Tokyo Postcard and Shibuya Scramble Crossing

And the crossing without the postcard

There are a ton of youtube videos and pictures of the crossing on the internet, and it has been featured in many a movie, including “Lost in Translation” and “Fast and Furious: Tokyo Drift” among others. A great place to watch the action is at the Starbucks across from the station. Its second floor has a great view of the entire crossing. I particularly like this article from which perfectly describes the crossing experience.

Tokyo 5 – Tokyo Station Marunouchi Station Building (東京駅丸の内駅舎)

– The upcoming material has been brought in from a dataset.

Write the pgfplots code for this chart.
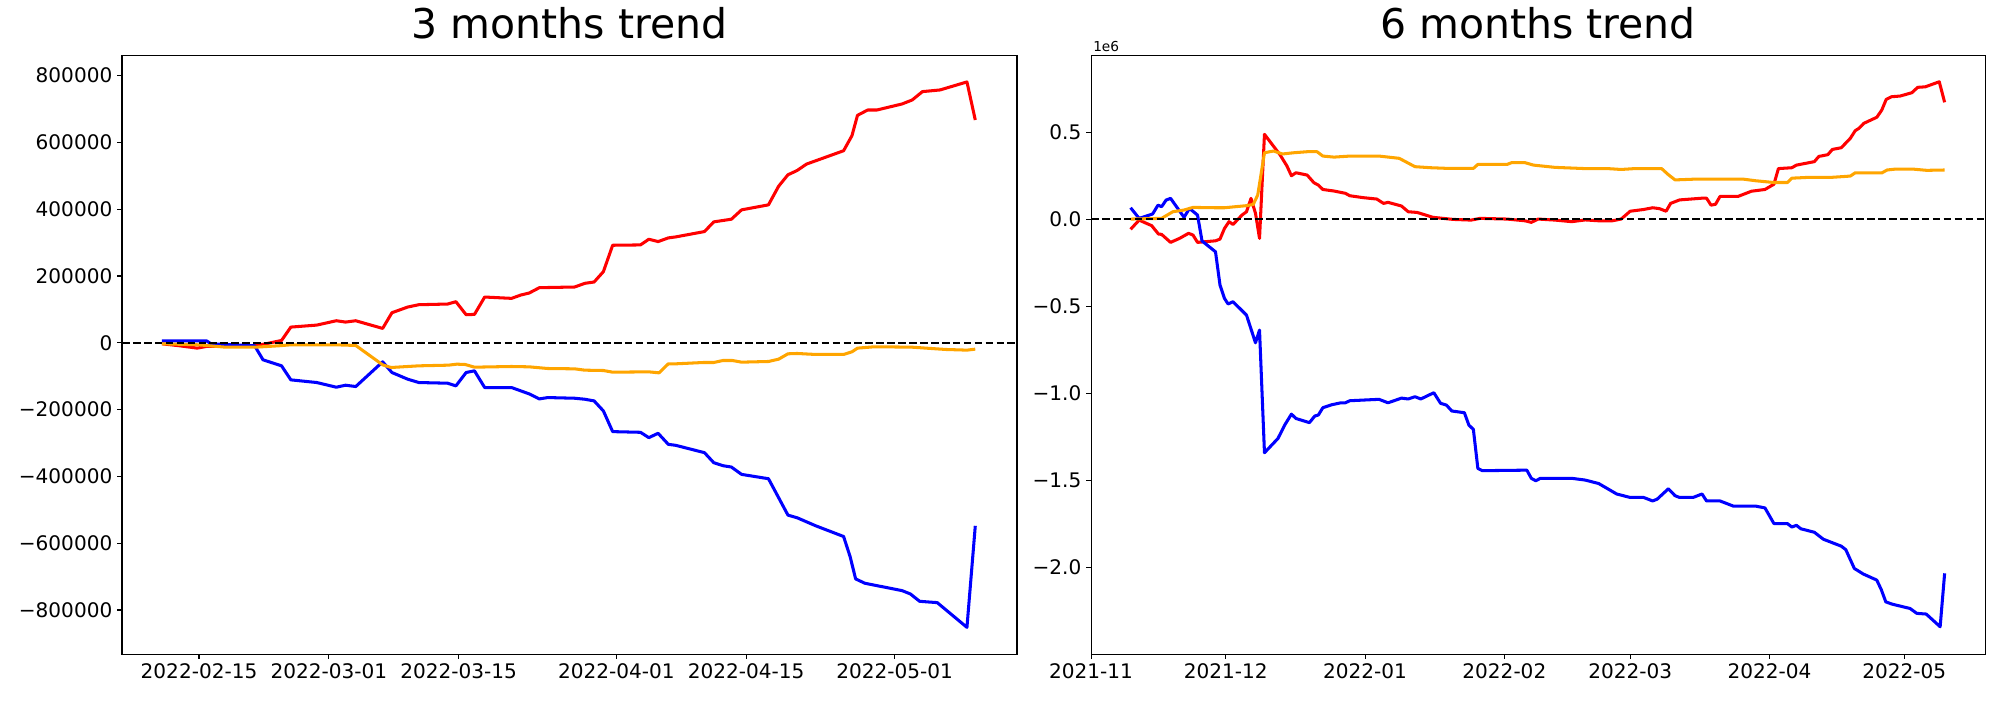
\documentclass[border=0pt]{standalone}
\usepackage{fontspec}
\setmainfont{DejaVu Sans}
\usepackage{pgfplots}
\pgfplotsset{compat=1.18}
\definecolor{mplorange}{HTML}{FFA500}
\definecolor{mplred}{HTML}{FF0000}
\definecolor{mplblue}{HTML}{0000FF}

\pgfplotstableread{
x y
-4.0 -3000
-2.1 -9000
-0.2 -16000
0.8 -11000
3.0 -11000
6.2 -8000
7.2 -3000
8.9 7000
9.9 47000
12.7 53000
14.8 66000
15.8 62000
16.9 66000
19.8 43000
20.8 90000
22.5 107000
23.7 114000
26.8 116000
27.7 123000
28.8 84000
29.7 85000
30.8 137000
33.7 133000
34.7 143000
35.6 149000
36.7 165000
40.5 167000
41.6 178000
42.6 182000
43.6 213000
44.6 292000
47.6 293000
48.5 310000
49.5 303000
50.6 314000
51.4 317000
54.5 333000
55.5 362000
57.4 370000
58.5 398000
61.4 413000
62.5 469000
63.5 503000
64.5 516000
65.5 535000
66.5 545000
69.5 575000
70.4 620000
71.0 681000
72.1 697000
73.1 697000
75.8 715000
76.9 727000
78.0 752000
79.9 757000
82.8 781000
83.7 667000
}\leftred

\pgfplotstableread{
x y
-4.0 -3000
-0.1 -6000
2.8 -13000
6.2 -13000
8.6 -9000
9.9 -6000
14.7 -6000
16.9 -8000
19.8 -66000
20.7 -74000
23.7 -69000
26.9 -67000
27.8 -64000
28.7 -65000
29.7 -73000
33.7 -71000
35.6 -72000
37.6 -77000
40.5 -78000
41.6 -82000
43.6 -83000
44.6 -88000
48.5 -87000
49.6 -90000
50.6 -63000
51.4 -63000
54.4 -59000
55.5 -59000
56.5 -53000
57.5 -53000
58.5 -58000
61.4 -56000
62.5 -49000
63.5 -33000
64.5 -32000
66.5 -35000
69.5 -35000
70.4 -27000
71.0 -16000
72.8 -12000
76.8 -13000
80.5 -20000
82.8 -22000
83.7 -19000
}\leftorange

\pgfplotstableread{
x y
-4.0 6000
0.8 6000
1.3 -3000
3.5 -6000
6.0 -9000
6.9 -51000
8.9 -69000
9.9 -111000
12.7 -119000
14.8 -133000
15.8 -127000
16.9 -131000
19.8 -57000
20.8 -89000
22.5 -109000
23.7 -119000
26.8 -121000
27.7 -129000
28.8 -89000
29.7 -84000
30.8 -134000
33.7 -134000
34.7 -144000
35.6 -153000
36.7 -168000
37.6 -164000
40.5 -166000
41.6 -169000
42.6 -174000
43.6 -204000
44.6 -266000
47.6 -268000
48.5 -284000
49.5 -271000
50.6 -304000
51.4 -307000
54.5 -329000
55.5 -359000
56.5 -368000
57.4 -372000
58.5 -394000
61.4 -407000
62.5 -464000
63.5 -516000
64.5 -524000
66.5 -548000
69.5 -580000
70.2 -640000
70.8 -707000
71.8 -720000
75.8 -742000
76.7 -752000
77.7 -774000
79.6 -778000
82.8 -852000
83.7 -548000
}\leftblue

\pgfplotstableread{
x y
8.8 0.065
10.7 0.004
13.7 0.029
14.9 0.080
15.7 0.071
16.7 0.109
17.7 0.119
20.7 0.010
21.9 0.061
23.7 0.023
24.7 -0.126
27.7 -0.188
28.7 -0.379
29.7 -0.456
30.5 -0.488
31.6 -0.475
34.6 -0.552
36.6 -0.711
37.5 -0.638
38.6 -1.343
41.6 -1.261
43.1 -1.184
44.6 -1.121
45.6 -1.146
48.6 -1.170
49.8 -1.132
50.6 -1.126
51.6 -1.084
53.6 -1.067
55.6 -1.056
56.6 -1.056
57.6 -1.044
64.1 -1.036
66.1 -1.056
69.1 -1.029
70.6 -1.034
72.1 -1.021
73.4 -1.034
76.3 -0.998
77.8 -1.059
79.1 -1.069
80.3 -1.103
83.1 -1.113
84.1 -1.184
85.1 -1.209
86.1 -1.433
87.1 -1.446
97.0 -1.443
98.0 -1.490
99.0 -1.504
100.0 -1.490
103.3 -1.490
107 -1.49
110 -1.50
113 -1.52
115 -1.55
117 -1.58
120 -1.60
123 -1.60
125 -1.62
126 -1.61
128.5 -1.55
130 -1.59
131 -1.60
134 -1.60
136 -1.58
137 -1.62
140 -1.62
143 -1.65
148 -1.65
150 -1.66
152 -1.75
155 -1.75
156 -1.77
157 -1.76
158 -1.78
161 -1.80
163 -1.84
165 -1.86
167 -1.88
168 -1.90
169.9 -2.008
171.9 -2.040
174.9 -2.075
175.9 -2.130
176.9 -2.200
178.3 -2.213
182.3 -2.238
183.8 -2.266
185.9 -2.270
189.0 -2.343
190.0 -2.036
}\rightblue

\pgfplotstableread{
x y
8.8 -0.059
10.7 -0.006
13.5 -0.038
15.0 -0.086
15.7 -0.088
17.7 -0.134
19.7 -0.111
21.7 -0.082
22.7 -0.092
23.7 -0.134
27.7 -0.125
28.7 -0.115
29.7 -0.054
30.7 -0.015
31.6 -0.031
33.6 0.023
34.6 0.042
35.6 0.119
36.6 0.033
37.5 -0.111
38.6 0.487
42.1 0.368
43.6 0.305
44.6 0.249
45.6 0.266
48.1 0.253
49.6 0.209
50.6 0.195
51.6 0.170
54.1 0.161
56.6 0.148
57.6 0.134
60.6 0.123
63.6 0.115
65.1 0.090
66.1 0.096
69.1 0.075
70.6 0.042
72.6 0.038
76.1 0.010
80.6 -0.002
84.6 -0.006
86.6 0.004
92.6 0.000
96.6 -0.010
98.0 -0.019
99.5 0.000
103.3 -0.006
107 -0.015
110 -0.005
113 -0.010
116 -0.010
118 0.000
120 0.045
123 0.055
125 0.065
126.5 0.060
128 0.045
129 0.090
131 0.110
136 0.120
137 0.120
138 0.080
139 0.085
140 0.130
144 0.130
147 0.160
150 0.170
152 0.200
153 0.290
156 0.295
157 0.310
159 0.320
161 0.330
162 0.360
164 0.370
165 0.400
167 0.410
169 0.464
170.1 0.508
170.9 0.521
172.0 0.550
174.9 0.585
176.0 0.626
177.0 0.688
178.2 0.703
180.1 0.707
182.7 0.726
184.0 0.757
185.7 0.760
188.8 0.789
190.0 0.671
}\rightred

\pgfplotstableread{
x y
8.8 0.000
15.7 0.004
18.2 0.042
20.7 0.052
22.7 0.067
27.7 0.065
29.7 0.065
34.6 0.077
36.1 0.084
37.1 0.138
38.6 0.381
40.6 0.391
42.6 0.374
45.1 0.381
48.1 0.387
50.3 0.387
51.6 0.362
54.1 0.356
57.6 0.362
64.1 0.362
68.6 0.349
72.1 0.301
75.6 0.295
79.6 0.291
85.1 0.291
86.1 0.314
92.6 0.314
93.6 0.324
96.6 0.324
98.5 0.310
103.3 0.297
110 0.290
115 0.290
118 0.285
121 0.290
127 0.290
128.5 0.255
130 0.225
135 0.230
145 0.230
148 0.220
152 0.210
155 0.210
156 0.235
160 0.240
165 0.240
169 0.247
170.1 0.266
176 0.265
177.2 0.282
179 0.287
183 0.287
186 0.280
190 0.282
}\rightorange

\pgfplotsset{
  mystyle/.style={
    scale only axis,
    height=432.9pt,
    axis line style={line width=0.8pt, black},
    tick align=outside,
    xtick pos=lower, ytick pos=left,
    major tick length=3.5pt,
    minor tick num=0,
    scaled ticks=false,
    every tick/.style={black, line width=0.8pt},
    tick label style={font=\fontsize{14.5}{17}\selectfont},
    title style={font=\fontsize{29.6}{35}\selectfont, at={(0.5,1)}, anchor=base, yshift=6pt},
    every axis plot/.append style={line width=2.2pt, line join=round},
  },
  zeroline/.style={black, line width=1.6pt, dash pattern=on 5.5pt off 2.4pt, line join=miter},
}

\begin{document}
\begin{tikzpicture}
\path[use as bounding box] (0,0) rectangle (1445.4pt,505.9pt);

\begin{axis}[mystyle,
  at={(88.2pt,33.2pt)}, anchor=south west, width=646.8pt,
  xmin=-8.3, xmax=88.2, ymin=-932000, ymax=861400,
  xtick={0,14,28,45,59,75},
  xticklabels={2022-02-15,2022-03-01,2022-03-15,2022-04-01,2022-04-15,2022-05-01},
  ytick={-800000,-600000,-400000,-200000,0,200000,400000,600000,800000},
  yticklabels={−800000,−600000,−400000,−200000,0,200000,400000,600000,800000},
  title={3 months trend}]
\addplot[mplred, mark=none] table {\leftred};
\addplot[mplblue, mark=none] table {\leftblue};
\addplot[mplorange, mark=none] table {\leftorange};
\addplot[zeroline, mark=none] coordinates {(-8.3,0) (88.2,0)};
\end{axis}

\begin{axis}[mystyle, name=R,
  at={(788.5pt,33.2pt)}, anchor=south west, width=646.1pt,
  xmin=0, xmax=199, ymin=-2.5, ymax=0.9425,
  xtick={0,30,61,92,120,151,181},
  xticklabels={2021-11,2021-12,2022-01,2022-02,2022-03,2022-04,2022-05},
  ytick={-2,-1.5,-1,-0.5,0,0.5},
  yticklabels={−2.0,−1.5,−1.0,−0.5,0.0,0.5},
  title={6 months trend}]
\addplot[mplred, mark=none] table {\rightred};
\addplot[mplblue, mark=none] table {\rightblue};
\addplot[mplorange, mark=none] table {\rightorange};
\addplot[zeroline, mark=none] coordinates {(0,0) (199,0)};
\end{axis}
\node[anchor=base west, inner sep=0pt, font=\fontsize{9.9}{12}\selectfont] at ([xshift=1.4pt,yshift=2.7pt]R.north west) {1e6};
\end{tikzpicture}
\end{document}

Tokyo Station’s iconic red-brick Marunouchi Station Building is the subject of the 5th postcard in the Tokyo series. This beautiful building was recently restored to its former 1914 glory in 2012, after being damaged greatly by the bombing of Tokyo in WWII in 1945. At that time, the domes were shattered among other damage, and the temporary square roofs became permanent over the years. The renovations took about 5 years, and the Yaesu entrance on the other side of the station is still being renovated. You can read more about it at wikipedia here.

Tokyo station is the busiest in Japan, and because the renovation is still very recent, it is not uncommon to see huge hoards of people photographing the building. As the main station in Tokyo with connections to both airports as well as Shinkansen lines stretching across the country, it is an easy station to visit for tourists and locals alike!

You can read more about what to do and see around this station at Japan Guide here.

Postcard and building on a cloudy day

The building is a striking contrast with the modern skyscrapers around it

There are always people photographing in front of it!

The renovated domes are very beautiful inside too!